Task to carry out: Copy out the listing that follows, exactly, without its pictures.

╭─ Supplied data

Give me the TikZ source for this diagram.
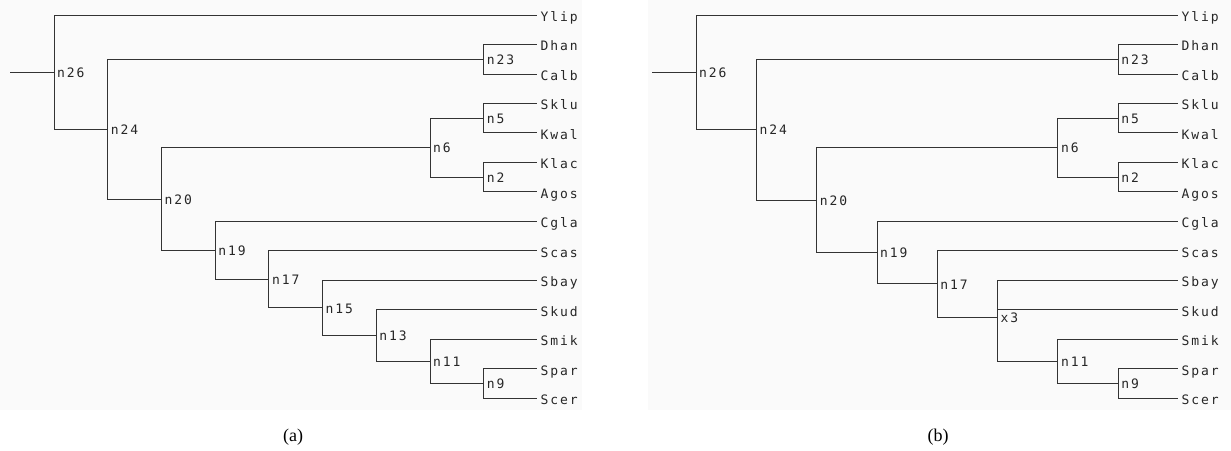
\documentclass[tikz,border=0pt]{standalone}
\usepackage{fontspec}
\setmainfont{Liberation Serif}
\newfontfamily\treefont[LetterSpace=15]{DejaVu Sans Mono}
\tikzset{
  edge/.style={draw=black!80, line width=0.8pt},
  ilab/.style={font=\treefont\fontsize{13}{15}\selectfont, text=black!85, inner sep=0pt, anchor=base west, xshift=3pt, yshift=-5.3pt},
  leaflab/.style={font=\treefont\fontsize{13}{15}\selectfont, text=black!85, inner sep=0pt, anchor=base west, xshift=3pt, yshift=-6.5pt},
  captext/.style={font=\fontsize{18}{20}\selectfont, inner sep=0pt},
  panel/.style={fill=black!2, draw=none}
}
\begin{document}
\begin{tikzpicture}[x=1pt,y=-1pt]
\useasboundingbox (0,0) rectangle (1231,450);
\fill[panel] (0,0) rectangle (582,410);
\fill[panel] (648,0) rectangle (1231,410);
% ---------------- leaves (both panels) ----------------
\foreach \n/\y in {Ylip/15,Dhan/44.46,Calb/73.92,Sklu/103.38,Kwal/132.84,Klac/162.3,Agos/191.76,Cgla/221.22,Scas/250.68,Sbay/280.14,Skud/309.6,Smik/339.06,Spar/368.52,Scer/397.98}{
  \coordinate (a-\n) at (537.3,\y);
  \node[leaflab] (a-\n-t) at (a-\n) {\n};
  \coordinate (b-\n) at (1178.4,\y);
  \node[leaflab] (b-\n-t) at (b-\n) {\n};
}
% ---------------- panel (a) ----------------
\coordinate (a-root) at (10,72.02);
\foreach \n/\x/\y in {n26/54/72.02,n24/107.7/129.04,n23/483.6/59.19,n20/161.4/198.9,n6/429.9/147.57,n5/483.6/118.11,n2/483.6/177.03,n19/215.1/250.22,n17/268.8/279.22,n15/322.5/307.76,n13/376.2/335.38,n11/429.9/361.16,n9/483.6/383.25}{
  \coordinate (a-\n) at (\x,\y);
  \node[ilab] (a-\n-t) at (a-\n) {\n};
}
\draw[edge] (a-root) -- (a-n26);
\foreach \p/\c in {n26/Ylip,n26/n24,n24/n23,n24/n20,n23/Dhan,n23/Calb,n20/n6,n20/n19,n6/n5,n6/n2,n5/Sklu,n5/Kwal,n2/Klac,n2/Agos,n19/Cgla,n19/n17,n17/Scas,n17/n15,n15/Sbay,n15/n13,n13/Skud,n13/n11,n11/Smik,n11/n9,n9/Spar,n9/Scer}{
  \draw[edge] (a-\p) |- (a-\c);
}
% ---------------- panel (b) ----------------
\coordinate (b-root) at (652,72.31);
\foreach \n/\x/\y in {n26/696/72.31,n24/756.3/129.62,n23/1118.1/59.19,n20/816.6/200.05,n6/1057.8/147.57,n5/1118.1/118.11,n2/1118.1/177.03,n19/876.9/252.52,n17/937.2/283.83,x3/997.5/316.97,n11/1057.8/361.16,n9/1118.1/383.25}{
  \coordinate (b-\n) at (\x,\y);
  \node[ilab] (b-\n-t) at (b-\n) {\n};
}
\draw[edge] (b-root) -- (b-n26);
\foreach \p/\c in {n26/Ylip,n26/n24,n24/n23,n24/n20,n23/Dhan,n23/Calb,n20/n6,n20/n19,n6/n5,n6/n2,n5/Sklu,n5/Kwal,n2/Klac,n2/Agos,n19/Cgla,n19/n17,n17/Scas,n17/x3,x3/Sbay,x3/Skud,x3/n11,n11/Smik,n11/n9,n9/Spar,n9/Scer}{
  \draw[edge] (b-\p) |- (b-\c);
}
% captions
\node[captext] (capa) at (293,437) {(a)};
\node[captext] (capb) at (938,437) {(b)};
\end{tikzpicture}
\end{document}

╰─

Right answer:
Give me the TikZ source for this diagram.
\documentclass[tikz,border=0pt]{standalone}
\usepackage{fontspec}
\setmainfont{Liberation Serif}
\newfontfamily\treefont[LetterSpace=15]{DejaVu Sans Mono}
\tikzset{
  edge/.style={draw=black!80, line width=0.8pt},
  ilab/.style={font=\treefont\fontsize{13}{15}\selectfont, text=black!85, inner sep=0pt, anchor=base west, xshift=3pt, yshift=-5.3pt},
  leaflab/.style={font=\treefont\fontsize{13}{15}\selectfont, text=black!85, inner sep=0pt, anchor=base west, xshift=3pt, yshift=-6.5pt},
  captext/.style={font=\fontsize{18}{20}\selectfont, inner sep=0pt},
  panel/.style={fill=black!2, draw=none}
}
\begin{document}
\begin{tikzpicture}[x=1pt,y=-1pt]
\useasboundingbox (0,0) rectangle (1231,450);
\fill[panel] (0,0) rectangle (582,410);
\fill[panel] (648,0) rectangle (1231,410);
% ---------------- leaves (both panels) ----------------
\foreach \n/\y in {Ylip/15,Dhan/44.46,Calb/73.92,Sklu/103.38,Kwal/132.84,Klac/162.3,Agos/191.76,Cgla/221.22,Scas/250.68,Sbay/280.14,Skud/309.6,Smik/339.06,Spar/368.52,Scer/397.98}{
  \coordinate (a-\n) at (537.3,\y);
  \node[leaflab] (a-\n-t) at (a-\n) {\n};
  \coordinate (b-\n) at (1178.4,\y);
  \node[leaflab] (b-\n-t) at (b-\n) {\n};
}
% ---------------- panel (a) ----------------
\coordinate (a-root) at (10,72.02);
\foreach \n/\x/\y in {n26/54/72.02,n24/107.7/129.04,n23/483.6/59.19,n20/161.4/198.9,n6/429.9/147.57,n5/483.6/118.11,n2/483.6/177.03,n19/215.1/250.22,n17/268.8/279.22,n15/322.5/307.76,n13/376.2/335.38,n11/429.9/361.16,n9/483.6/383.25}{
  \coordinate (a-\n) at (\x,\y);
  \node[ilab] (a-\n-t) at (a-\n) {\n};
}
\draw[edge] (a-root) -- (a-n26);
\foreach \p/\c in {n26/Ylip,n26/n24,n24/n23,n24/n20,n23/Dhan,n23/Calb,n20/n6,n20/n19,n6/n5,n6/n2,n5/Sklu,n5/Kwal,n2/Klac,n2/Agos,n19/Cgla,n19/n17,n17/Scas,n17/n15,n15/Sbay,n15/n13,n13/Skud,n13/n11,n11/Smik,n11/n9,n9/Spar,n9/Scer}{
  \draw[edge] (a-\p) |- (a-\c);
}
% ---------------- panel (b) ----------------
\coordinate (b-root) at (652,72.31);
\foreach \n/\x/\y in {n26/696/72.31,n24/756.3/129.62,n23/1118.1/59.19,n20/816.6/200.05,n6/1057.8/147.57,n5/1118.1/118.11,n2/1118.1/177.03,n19/876.9/252.52,n17/937.2/283.83,x3/997.5/316.97,n11/1057.8/361.16,n9/1118.1/383.25}{
  \coordinate (b-\n) at (\x,\y);
  \node[ilab] (b-\n-t) at (b-\n) {\n};
}
\draw[edge] (b-root) -- (b-n26);
\foreach \p/\c in {n26/Ylip,n26/n24,n24/n23,n24/n20,n23/Dhan,n23/Calb,n20/n6,n20/n19,n6/n5,n6/n2,n5/Sklu,n5/Kwal,n2/Klac,n2/Agos,n19/Cgla,n19/n17,n17/Scas,n17/x3,x3/Sbay,x3/Skud,x3/n11,n11/Smik,n11/n9,n9/Spar,n9/Scer}{
  \draw[edge] (b-\p) |- (b-\c);
}
% captions
\node[captext] (capa) at (293,437) {(a)};
\node[captext] (capb) at (938,437) {(b)};
\end{tikzpicture}
\end{document}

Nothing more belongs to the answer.